Papers and contributions are encouraged for any work related to Natural Language Processing of Ancient Languages. Topics of interest include, but are not limited to:

Charset (Unicode)
Input method (transliteration and transcription)
Tokenization (word segmentation)
Morphological analysis (both inflectional and derivational)
Philological issues in NLP
Linguistic Linked Data supporting NLP
Syntactic analysis
Semantic analysis
Machine translation
Pre-trained models
Deep learning based NLP
Multi-lingual comparison for NLP purposes
Data mining
Knowledge extraction
Language varieties and dialects
NLP issues in the analysis of broken texts and uncertain readings
Minimal computing in NLP

We welcome three types of submissions:

-Long papers (full papers) that describe original and unpublished work in any topic area of the workshop. A long paper is limited to 8 pages for content, with unlimited number of pages for references.
-Short papers (posters) that describe either work in progress or a research proposal.
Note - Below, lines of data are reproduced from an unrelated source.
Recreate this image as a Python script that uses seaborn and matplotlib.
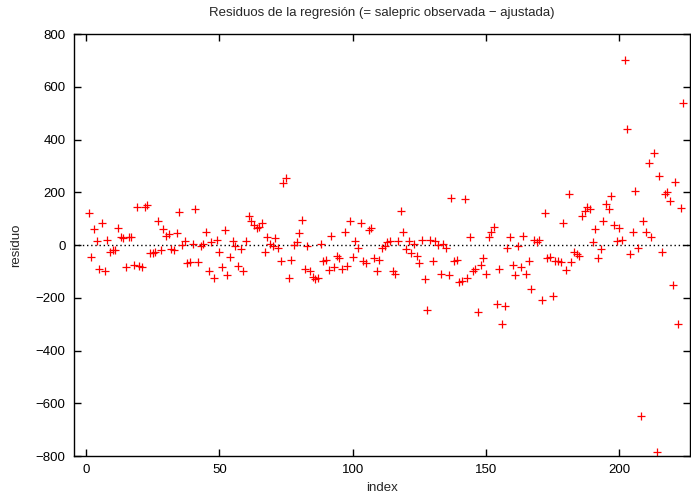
import numpy as np
import pandas as pd
import matplotlib
matplotlib.use("Agg")
import matplotlib.pyplot as plt
import seaborn as sns

residuo = [
    120, -45, 60, 15, -90, 85, -100, 20, -25, -20,
    -20, 65, 30, 25, -85, 30, 30, -75, 145, -80,
    -85, 145, 150, -30, -30, -25, 90, -20, 60, 35,
    40, -15, -20, 45, 125, 0, 15, -70, -65, 5,
    135, -65, -5, 5, 50, -100, 10, -125, 20, -25,
    -85, 55, -115, -45, 15, -5, -80, -15, -100, 15,
    110, 90, 75, 65, 70, 85, -25, 30, 5, -5,
    25, -10, -60, 235, 255, -125, -55, 0, 10, 45,
    95, -90, -5, -100, -120, -130, -125, 5, -60, -55,
    -95, 35, -85, -40, -50, -90, 50, -80, 90, -45,
    15, -10, 85, -60, -70, 55, 65, -50, -100, -55,
    -10, -5, 10, 15, -100, -110, 15, 130, 50, -15,
    15, -30, 5, -40, -70, 20, -130, -245, 20, -60,
    15, 0, -110, 5, -10, -115, 180, -60, -55, -140,
    -135, 175, -125, 30, -100, -90, -255, -75, -50, -110,
    30, 50, 70, -225, -90, -300, -230, -10, 30, -75,
    -115, -5, -85, 35, -110, -60, -165, 20, 10, 20,
    -210, 120, -50, -45, -195, -60, -60, -65, 85, -95,
    195, -65, -25, -35, -40, 110, 130, 145, 135, 10,
    60, -50, -15, 90, 155, 135, 185, 75, 15, 65,
    20, 700, 440, -35, 50, 205, -10, -650, 90, 50,
    310, 30, 350, -785, 260, -25, 195, 200, 165, -150,
    240, -300, 140, 540,
]
index = list(range(1, len(residuo) + 1))

df = pd.DataFrame({"index": index, "residuo": residuo})

sns.set_theme(style="ticks")
plt.rcParams["font.family"] = ["Liberation Sans", "DejaVu Sans"]

fig = plt.figure(figsize=(6.91, 4.99), dpi=100)
ax = fig.add_axes([74 / 691, 1 - 456 / 499, (690 - 74) / 691, (456 - 34) / 499])

sns.scatterplot(data=df, x="index", y="residuo", marker="+", color="red",
                s=32, linewidth=0.9, ax=ax, legend=False)
ax.axhline(0, color="black", linestyle=(0, (1, 2)), linewidth=1.0, zorder=0)

ax.set_xlim(-4.5, 226.5)
ax.set_ylim(-800, 800)
ax.set_xticks([0, 50, 100, 150, 200])
ax.set_yticks(list(range(-800, 801, 200)))
ax.set_yticklabels([f"{v}".replace("-", "\u2212") for v in range(-800, 801, 200)])
ax.tick_params(direction="in", top=True, right=True, length=5, width=1,
               labelsize=9.5, colors="black", pad=6)
for sp in ax.spines.values():
    sp.set_visible(True)
    sp.set_linewidth(1.0)
    sp.set_color("black")

ax.set_xlabel("index", fontsize=9.5, labelpad=4)
ax.set_ylabel("residuo", fontsize=9.5, labelpad=10)
ax.set_title("Residuos de la regresión (= salepric observada \u2212 ajustada)",
             fontsize=9.5, pad=13)

fig.savefig("out.png", dpi=100)
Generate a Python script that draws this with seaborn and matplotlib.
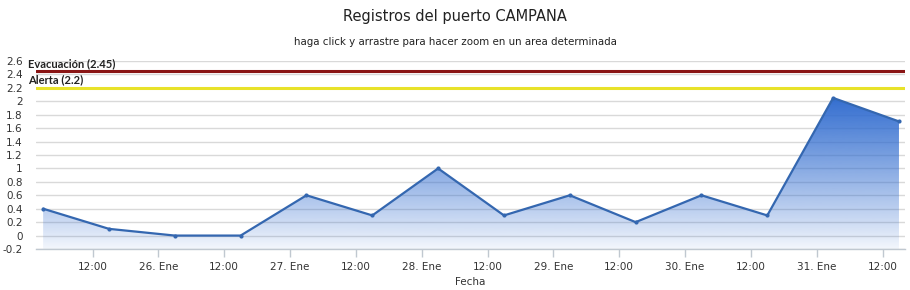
import numpy as np
import pandas as pd
import matplotlib
matplotlib.use("Agg")
import matplotlib.pyplot as plt
import matplotlib.dates as mdates
import matplotlib.transforms as mtransforms
from matplotlib.colors import to_rgb
import seaborn as sns

# ---- data ----
times = ["2013-01-25 03:00", "2013-01-25 15:00", "2013-01-26 03:00", "2013-01-26 15:00",
         "2013-01-27 03:00", "2013-01-27 15:00", "2013-01-28 03:00", "2013-01-28 15:00",
         "2013-01-29 03:00", "2013-01-29 15:00", "2013-01-30 03:00", "2013-01-30 15:00",
         "2013-01-31 03:00", "2013-01-31 15:00"]
levels = [0.4, 0.1, 0.0, 0.0, 0.6, 0.3, 1.0, 0.3, 0.6, 0.2, 0.6, 0.3, 2.05, 1.7]
tick_times = ["2013-01-25 12:00", "2013-01-26 00:00", "2013-01-26 12:00", "2013-01-27 00:00",
              "2013-01-27 12:00", "2013-01-28 00:00", "2013-01-28 12:00", "2013-01-29 00:00",
              "2013-01-29 12:00", "2013-01-30 00:00", "2013-01-30 12:00", "2013-01-31 00:00",
              "2013-01-31 12:00"]
tick_labels = ["12:00", "26. Ene", "12:00", "27. Ene", "12:00", "28. Ene", "12:00",
               "29. Ene", "12:00", "30. Ene", "12:00", "31. Ene", "12:00"]
y_ticks = [-0.2, 0, 0.2, 0.4, 0.6, 0.8, 1, 1.2, 1.4, 1.6, 1.8, 2, 2.2, 2.4, 2.6]
thresholds = [2.45, 2.2]
threshold_labels = ["Evacuación (2.45)", "Alerta (2.2)"]
threshold_colors = ["#8a1515", "#e8e22a"]

df = pd.DataFrame({"Fecha": pd.to_datetime(times), "Nivel": levels})

sns.set_theme(style="white")
plt.rcParams["font.family"] = ["DejaVu Sans"]

fig = plt.figure(figsize=(9.1, 2.9), dpi=100)
ax = fig.add_axes([36 / 910, 41 / 290, (905 - 36) / 910, (249 - 61) / 290])

x0 = mdates.date2num(df["Fecha"].iloc[0]) - 1.3 / 24
x1 = mdates.date2num(df["Fecha"].iloc[-1]) + 1.1 / 24
ymin, ymax = -0.2, 2.6
ax.set_xlim(x0, x1)
ax.set_ylim(ymin, ymax)

# gridlines
ax.set_yticks(y_ticks)
ax.yaxis.grid(True, color="#d9d9d9", lw=1, zorder=0)
ax.xaxis.grid(False)
ax.set_axisbelow(True)

# gradient fill under the line (blue fading to transparent downward)
xn = mdates.date2num(df["Fecha"])
poly = ax.fill_between(xn, df["Nivel"], ymin, color="none", lw=0)
base = np.array(to_rgb("#2f6bcf"))
n = 256
alpha = np.linspace(0.04, 1.0, n) ** 0.9
img = np.zeros((n, 1, 4))
img[:, 0, :3] = base
img[:, 0, 3] = alpha
im = ax.imshow(img, aspect="auto", origin="lower",
               extent=[xn[0], xn[-1], ymin, 2.1], zorder=1)
im.set_clip_path(poly.get_paths()[0], transform=ax.transData)

sns.lineplot(data=df, x="Fecha", y="Nivel", ax=ax, color="#3467b0", lw=1.6,
             marker="o", markersize=3, markeredgewidth=0, zorder=3)

# threshold lines
tr = mtransforms.blended_transform_factory(fig.transFigure, ax.transData)
for val, lab, col in zip(thresholds, threshold_labels, threshold_colors):
    ax.axhline(val, color=col, lw=2.2, zorder=2)
    ax.text(28 / 910, val + 0.035, lab, transform=tr, fontsize=8, fontweight="bold",
            family="Lato", color="#222222", ha="left", va="bottom", clip_on=False)

# axes styling
for s in ["top", "right", "left"]:
    ax.spines[s].set_visible(False)
ax.spines["bottom"].set_color("#c0c8d0")
ax.spines["bottom"].set_linewidth(1)

ax.set_xticks(mdates.date2num(pd.to_datetime(tick_times)))
ax.set_xticklabels(tick_labels)
ax.set_yticklabels([("%g" % v) for v in y_ticks])
ax.tick_params(axis="x", length=6, width=1, color="#c0c8d0", labelsize=7.5,
               labelcolor="#333333", pad=3, bottom=True)
ax.tick_params(axis="y", length=0, labelsize=7.5, labelcolor="#333333", pad=9.5)
ax.set_xlabel("Fecha", fontsize=7.5, color="#333333", labelpad=4)
ax.set_ylabel("")

fig.text(0.5, 1 - 17 / 290, "Registros del puerto CAMPANA", ha="center", va="center",
         fontsize=10.5, color="#222222")
fig.text(0.5, 1 - 42 / 290, "haga click y arrastre para hacer zoom en un area determinada",
         ha="center", va="center", fontsize=7.4, color="#222222")

fig.savefig("out.png", dpi=100)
They may also be in the style of a position paper that surveys and criticizes existing literature. Short papers must include clear directions for future research. Submissions of this type are limited to 4 pages for content, with unlimited number of pages for references.
-Tech report papers (for Shared Tasks) that describe work in either the EvaHan or the EvaCun shared task. They may also be in the style of a position paper that surveys and criticizes existing literature. Tech papers must include clear descriptions for their method and system performance. Submissions of this type are limited to 4 pages for content, with unlimited number of pages for references.